Information provided.
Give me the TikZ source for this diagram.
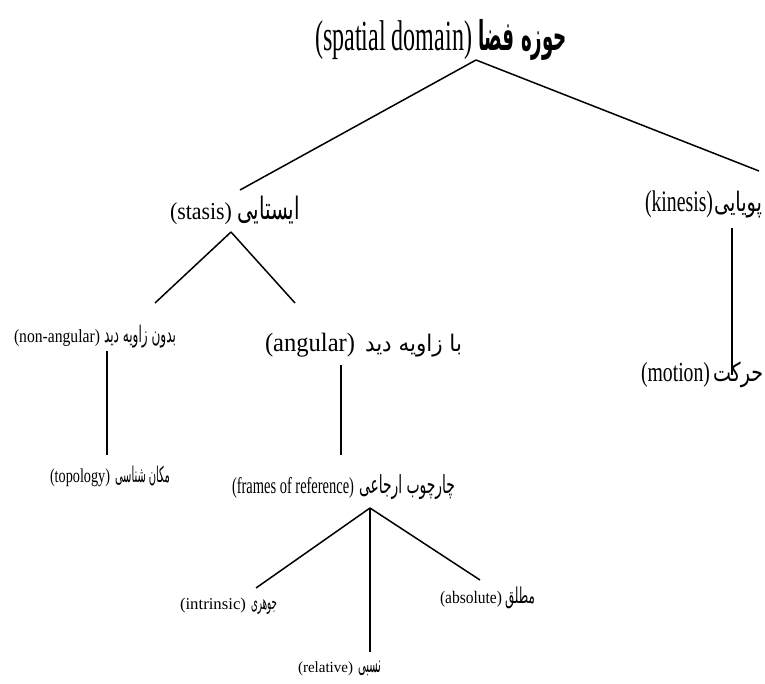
\documentclass[tikz,border=0pt]{standalone}
\usepackage{fontspec}
\usepackage{graphicx}
\usetikzlibrary{calc}
\TeXXeTstate=1
\newfontfamily\latinf{Liberation Serif}
\newfontfamily\arabicfont[Script=Arabic]{DejaVu Sans}
\newcommand\en[3]{\resizebox*{#1pt}{#2pt}{\latinf #3}}
\newcommand\fa[3]{\resizebox*{#1pt}{#2pt}{\arabicfont #3}}
\newcommand\fab[3]{\resizebox*{#1pt}{#2pt}{\arabicfont\bfseries #3}}
\tikzset{
  lbl/.style={inner sep=0pt, outer sep=0pt, anchor=base west},
  conn/.style={line width=1.5pt, black}
}
\begin{document}
\begin{tikzpicture}[x=1pt,y=-1pt]
\useasboundingbox (0,0) rectangle (765,684);
% labels
\node[lbl] (top) at (315,51) {\en{157}{39}{(spatial domain)}\hspace{6pt}\fab{89}{41}{\beginR حوزه فضا\endR}};
\node[lbl] (stasis) at (170,220) {\en{62}{22}{(stasis)}\hspace{5pt}\fa{63}{28}{\beginR ایستایی\endR}};
\node[lbl] (kinesis) at (645,212) {\en{68}{27}{(kinesis)}\hspace{1pt}\fa{48}{27}{\beginR پویایی\endR}};
\node[lbl] (nonang) at (14,342.6) {\en{86}{17}{(non-angular)}\hspace{4pt}\fa{72}{23}{\beginR بدون زاویه دید\endR}};
\node[lbl] (ang) at (265,352) {\en{90}{24}{(angular)}\hspace{10pt}\fa{97}{23}{\beginR با زاویه دید\endR}};
\node[lbl] (motion) at (641,381) {\en{69}{25}{(motion)}\hspace{3pt}\fa{50}{26}{\beginR حرکت\endR}};
\node[lbl] (topo) at (50,482) {\en{60}{18}{(topology)}\hspace{5pt}\fa{55}{20}{\beginR مکان شناسی\endR}};
\node[lbl] (frames) at (232,493) {\en{122}{21}{(frames of reference)}\hspace{5pt}\fa{96}{25}{\beginR چارچوب ارجاعی\endR}};
\node[lbl] (intr) at (180,609) {\en{66}{15}{(intrinsic)}\hspace{5pt}\fa{26}{15}{\beginR جوهری\endR}};
\node[lbl] (abs) at (440,603) {\en{62}{16}{(absolute)}\hspace{3pt}\fa{30}{22}{\beginR مطلق\endR}};
\node[lbl] (rel) at (298,672) {\en{55}{14}{(relative)}\hspace{5pt}\fa{23}{15}{\beginR نسبی\endR}};
% connectors
\draw[conn] ($(top.base west)+(161,9)$) -- ($(stasis.base west)+(70,-30)$);
\draw[conn] ($(top.base west)+(161,9)$) -- ($(kinesis.base west)+(114,-41)$);
\draw[conn] ($(stasis.base west)+(61,12)$) -- ($(nonang.base west)+(141,-39.6)$);
\draw[conn] ($(stasis.base west)+(61,12)$) -- ($(ang.base west)+(30,-49)$);
\draw[conn] ($(kinesis.base west)+(87,16)$) -- ($(motion.base west)+(91,-6)$);
\draw[conn] ($(nonang.base west)+(93,8)$) -- ($(topo.base west)+(57,-27)$);
\draw[conn] ($(ang.base west)+(76,13)$) -- ($(frames.base west)+(109,-38)$);
\draw[conn] ($(frames.base west)+(138,15)$) -- ($(intr.base west)+(76,-21)$);
\draw[conn] ($(frames.base west)+(138,15)$) -- ($(rel.base west)+(72,-20)$);
\draw[conn] ($(frames.base west)+(138,15)$) -- ($(abs.base west)+(40,-23)$);
\end{tikzpicture}
\end{document}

Requirements.
Quote all the lines above exactly as given. Do not include the pictures.

Exercise result.
Give me the TikZ source for this diagram.
\documentclass[tikz,border=0pt]{standalone}
\usepackage{fontspec}
\usepackage{graphicx}
\usetikzlibrary{calc}
\TeXXeTstate=1
\newfontfamily\latinf{Liberation Serif}
\newfontfamily\arabicfont[Script=Arabic]{DejaVu Sans}
\newcommand\en[3]{\resizebox*{#1pt}{#2pt}{\latinf #3}}
\newcommand\fa[3]{\resizebox*{#1pt}{#2pt}{\arabicfont #3}}
\newcommand\fab[3]{\resizebox*{#1pt}{#2pt}{\arabicfont\bfseries #3}}
\tikzset{
  lbl/.style={inner sep=0pt, outer sep=0pt, anchor=base west},
  conn/.style={line width=1.5pt, black}
}
\begin{document}
\begin{tikzpicture}[x=1pt,y=-1pt]
\useasboundingbox (0,0) rectangle (765,684);
% labels
\node[lbl] (top) at (315,51) {\en{157}{39}{(spatial domain)}\hspace{6pt}\fab{89}{41}{\beginR حوزه فضا\endR}};
\node[lbl] (stasis) at (170,220) {\en{62}{22}{(stasis)}\hspace{5pt}\fa{63}{28}{\beginR ایستایی\endR}};
\node[lbl] (kinesis) at (645,212) {\en{68}{27}{(kinesis)}\hspace{1pt}\fa{48}{27}{\beginR پویایی\endR}};
\node[lbl] (nonang) at (14,342.6) {\en{86}{17}{(non-angular)}\hspace{4pt}\fa{72}{23}{\beginR بدون زاویه دید\endR}};
\node[lbl] (ang) at (265,352) {\en{90}{24}{(angular)}\hspace{10pt}\fa{97}{23}{\beginR با زاویه دید\endR}};
\node[lbl] (motion) at (641,381) {\en{69}{25}{(motion)}\hspace{3pt}\fa{50}{26}{\beginR حرکت\endR}};
\node[lbl] (topo) at (50,482) {\en{60}{18}{(topology)}\hspace{5pt}\fa{55}{20}{\beginR مکان شناسی\endR}};
\node[lbl] (frames) at (232,493) {\en{122}{21}{(frames of reference)}\hspace{5pt}\fa{96}{25}{\beginR چارچوب ارجاعی\endR}};
\node[lbl] (intr) at (180,609) {\en{66}{15}{(intrinsic)}\hspace{5pt}\fa{26}{15}{\beginR جوهری\endR}};
\node[lbl] (abs) at (440,603) {\en{62}{16}{(absolute)}\hspace{3pt}\fa{30}{22}{\beginR مطلق\endR}};
\node[lbl] (rel) at (298,672) {\en{55}{14}{(relative)}\hspace{5pt}\fa{23}{15}{\beginR نسبی\endR}};
% connectors
\draw[conn] ($(top.base west)+(161,9)$) -- ($(stasis.base west)+(70,-30)$);
\draw[conn] ($(top.base west)+(161,9)$) -- ($(kinesis.base west)+(114,-41)$);
\draw[conn] ($(stasis.base west)+(61,12)$) -- ($(nonang.base west)+(141,-39.6)$);
\draw[conn] ($(stasis.base west)+(61,12)$) -- ($(ang.base west)+(30,-49)$);
\draw[conn] ($(kinesis.base west)+(87,16)$) -- ($(motion.base west)+(91,-6)$);
\draw[conn] ($(nonang.base west)+(93,8)$) -- ($(topo.base west)+(57,-27)$);
\draw[conn] ($(ang.base west)+(76,13)$) -- ($(frames.base west)+(109,-38)$);
\draw[conn] ($(frames.base west)+(138,15)$) -- ($(intr.base west)+(76,-21)$);
\draw[conn] ($(frames.base west)+(138,15)$) -- ($(rel.base west)+(72,-20)$);
\draw[conn] ($(frames.base west)+(138,15)$) -- ($(abs.base west)+(40,-23)$);
\end{tikzpicture}
\end{document}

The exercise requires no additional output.